Falling real wages don’t have to mean pain

THANKS to inflation of 4.7 per cent, most workers will probably see cuts in the real purchasing power of their salaries in 2011. But there is no reason for that to cut into your living standards. Here are some easy New Year’s resolutions to follow that will help you endure austerity Britain without feeling too pinched.

This one may seem obvious, but it is astonishing how much it is ignored –

we keep spending money on things we just don’t need. In fact, according to research from Crunch.co.uk, the average Brit wastes an impressive £1,213 a year on goods and services that they then don’t use.

Unsurprisingly, gym subscriptions and sports equipment are the most pointless of purchases, accounting for £461 of the total wasted. So if your New Year’s resolution is to get fit, ask yourself whether you’re really committed to it before paying a hefty joining jee.

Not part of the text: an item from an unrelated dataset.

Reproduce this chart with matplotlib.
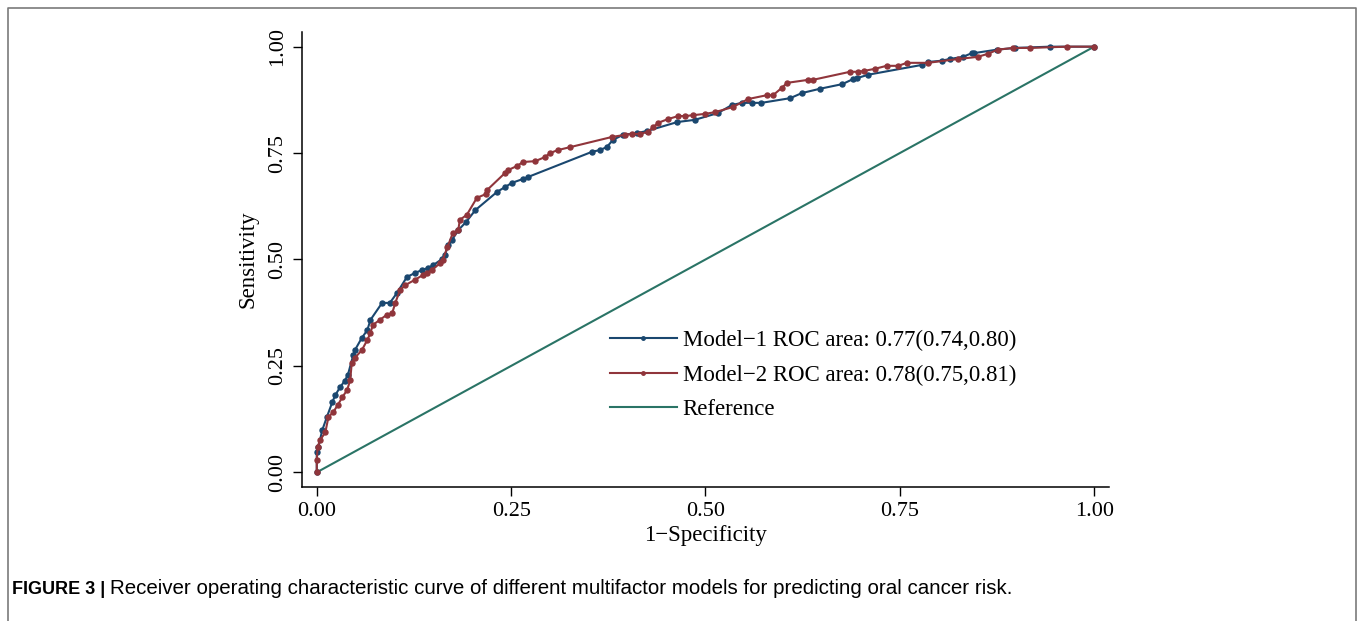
import matplotlib
matplotlib.use("Agg")
import matplotlib.pyplot as plt
from matplotlib.lines import Line2D

# ROC points (1-specificity, sensitivity)
fpr_m1 = [0.0, 0.0, 0.002, 0.007, 0.013, 0.020, 0.024, 0.030, 0.036, 0.040,
          0.047, 0.049, 0.058, 0.065, 0.069, 0.084, 0.094, 0.103, 0.116, 0.126,
          0.135, 0.143, 0.150, 0.161, 0.165, 0.169, 0.174, 0.182, 0.192, 0.204,
          0.232, 0.242, 0.251, 0.265, 0.272, 0.354, 0.364, 0.373, 0.381, 0.394,
          0.412, 0.425, 0.464, 0.486, 0.516, 0.534, 0.547, 0.560, 0.572, 0.609,
          0.624, 0.647, 0.676, 0.690, 0.695, 0.709, 0.778, 0.786, 0.804, 0.814,
          0.831, 0.843, 0.846, 0.875, 0.898, 0.943, 1.0]
tpr_m1 = [0.0, 0.048, 0.059, 0.099, 0.130, 0.165, 0.182, 0.200, 0.215, 0.229,
          0.276, 0.287, 0.316, 0.334, 0.358, 0.398, 0.398, 0.421, 0.459, 0.468,
          0.475, 0.480, 0.487, 0.501, 0.511, 0.534, 0.546, 0.569, 0.588, 0.616,
          0.659, 0.670, 0.680, 0.689, 0.694, 0.753, 0.757, 0.764, 0.781, 0.793,
          0.797, 0.802, 0.823, 0.828, 0.844, 0.863, 0.868, 0.868, 0.868, 0.879,
          0.891, 0.901, 0.912, 0.924, 0.926, 0.934, 0.957, 0.964, 0.967, 0.971,
          0.976, 0.985, 0.985, 0.993, 0.997, 1.0, 1.0]

fpr_m2 = [0.0, 0.0, 0.001, 0.004, 0.011, 0.015, 0.021, 0.027, 0.033, 0.039,
          0.043, 0.045, 0.049, 0.058, 0.065, 0.069, 0.072, 0.081, 0.090, 0.097,
          0.101, 0.107, 0.114, 0.126, 0.137, 0.142, 0.148, 0.159, 0.162, 0.168,
          0.175, 0.182, 0.184, 0.193, 0.206, 0.218, 0.219, 0.242, 0.246, 0.258,
          0.265, 0.281, 0.294, 0.300, 0.310, 0.326, 0.380, 0.397, 0.406, 0.416,
          0.426, 0.433, 0.439, 0.452, 0.465, 0.474, 0.484, 0.499, 0.512, 0.535,
          0.555, 0.579, 0.587, 0.598, 0.605, 0.632, 0.638, 0.686, 0.696, 0.704,
          0.718, 0.733, 0.748, 0.759, 0.786, 0.825, 0.850, 0.863, 0.876, 0.896,
          0.917, 0.965, 1.0]
tpr_m2 = [0.0, 0.029, 0.059, 0.075, 0.094, 0.130, 0.141, 0.158, 0.177, 0.193,
          0.217, 0.257, 0.269, 0.287, 0.311, 0.327, 0.346, 0.358, 0.370, 0.374,
          0.398, 0.428, 0.440, 0.452, 0.464, 0.468, 0.475, 0.492, 0.499, 0.529,
          0.562, 0.569, 0.593, 0.605, 0.645, 0.654, 0.663, 0.703, 0.710, 0.720,
          0.729, 0.731, 0.741, 0.750, 0.757, 0.764, 0.788, 0.793, 0.795, 0.795,
          0.800, 0.811, 0.821, 0.830, 0.837, 0.837, 0.839, 0.842, 0.846, 0.858,
          0.877, 0.886, 0.886, 0.903, 0.915, 0.922, 0.922, 0.941, 0.941, 0.943,
          0.948, 0.955, 0.955, 0.962, 0.962, 0.971, 0.976, 0.983, 0.993, 0.997,
          0.997, 1.0, 1.0]

ref_x = [0.0, 1.0]
ref_y = [0.0, 1.0]

ticks = [0.0, 0.25, 0.5, 0.75, 1.0]
tick_labels = ["0.00", "0.25", "0.50", "0.75", "1.00"]

labels = ["Model\u22121 ROC area: 0.77(0.74,0.80)",
          "Model\u22122 ROC area: 0.78(0.75,0.81)",
          "Reference"]
caption_bold = "FIGURE 3 |"
caption_text = ("Receiver operating characteristic curve of different multifactor "
                "models for predicting oral cancer risk.")

navy = "#1a476f"
maroon = "#90353b"
teal = "#2a7466"

plt.rcParams["font.family"] = ["Liberation Serif", "DejaVu Serif"]

fig = plt.figure(figsize=(13.58, 6.21), dpi=100)
ax = fig.add_axes([0.2224, 0.2158, 0.5942, 0.7327])

ax.plot(fpr_m1, tpr_m1, color=navy, lw=1.5, marker="o", ms=3.6, zorder=3)
ax.plot(fpr_m2, tpr_m2, color=maroon, lw=1.5, marker="o", ms=3.6, zorder=4)
ax.plot(ref_x, ref_y, color=teal, lw=1.5, zorder=2)

ax.set_xlim(-0.019, 1.019)
ax.set_ylim(-0.0345, 1.0345)
ax.set_xticks(ticks)
ax.set_xticklabels(tick_labels)
ax.set_yticks(ticks)
ax.set_yticklabels(tick_labels, rotation=90, va="center")
ax.tick_params(axis="both", direction="out", length=6.5, width=1.0,
               labelsize=16, pad=4)
for side in ["top", "right"]:
    ax.spines[side].set_visible(False)
for side in ["left", "bottom"]:
    ax.spines[side].set_linewidth(1.1)

ax.set_xlabel("1\u2212Specificity", fontsize=16.5, labelpad=3)
ax.set_ylabel("Sensitivity", fontsize=16.5, labelpad=7)

handles = [Line2D([], [], color=navy, lw=1.5, marker="o", ms=2.5),
           Line2D([], [], color=maroon, lw=1.5, marker="o", ms=2.5),
           Line2D([], [], color=teal, lw=1.5)]
ax.legend(handles, labels, loc="center left", bbox_to_anchor=(0.382, 0.246),
          frameon=False, fontsize=16.5, handlelength=2.9, handletextpad=0.26,
          labelspacing=0.6, borderpad=0, borderaxespad=0)

# outer frame (left, top, right edges)
W, H = 1358, 621
fig.add_artist(Line2D([8 / W, 8 / W, 1356 / W, 1356 / W],
                      [0, 1 - 8 / H, 1 - 8 / H, 0],
                      transform=fig.transFigure, color="#7a7a7a", lw=1.2))

# caption: bold lead-in, then plain text on the same baseline
base_y = 1 - 594 / H
bold = fig.text(12 / W, base_y, caption_bold, fontsize=13, fontweight="bold",
                family=["Liberation Sans", "DejaVu Sans"], va="baseline", ha="left")
fig.canvas.draw()
bold_end = bold.get_window_extent().x1 / W
fig.text(bold_end + 5 / W, base_y, caption_text, fontsize=14.8,
         family=["Liberation Sans", "DejaVu Sans"], va="baseline", ha="left")

fig.savefig("out.png", dpi=100)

If gym membership is non-negotiable, those surveyed also admitted to spending £100 a year on food not eaten, £70 a year on clothes never worn and £110 a year on gadgets never used. A little thought about whether purchases are actually a good idea can save you a lot.

Many companies make their money by exploiting existing customers but offering enticing deals to attract new ones. Don’t be a sucker. According to research from Gocompare.com, over 12m people have never switched any one of the 20 most common financial products, from car insurance to bank accounts, meaning that 12m people are probably paying too much money for everything from gas to car insurance.

Switching energy provider or insurance providers can save hundreds of pounds a year – according to Gocompare, the average saving from switching car insurance provider is £296 while the average saving from switching energy provider is £442. If you switch your current account, you could even earn money. First Direct is
offering new customers £100 just for signing up,

And when you’ve saved that money, you will want to make sure you put it away in a rational way. With VAT having jumped up this week, the government is taking even more of your money – but you don’t have to give them any more than necessary. According to research from Fidelity, 42 per cent of people will miss out on tax free investment returns by not using their annual ISA allowance. If you’re saving money, you should be sure to make the most of your allowance.

Up to £10,200 can be saved this tax year in stocks and shares in an ISA wrapper, or £5,100 in cash.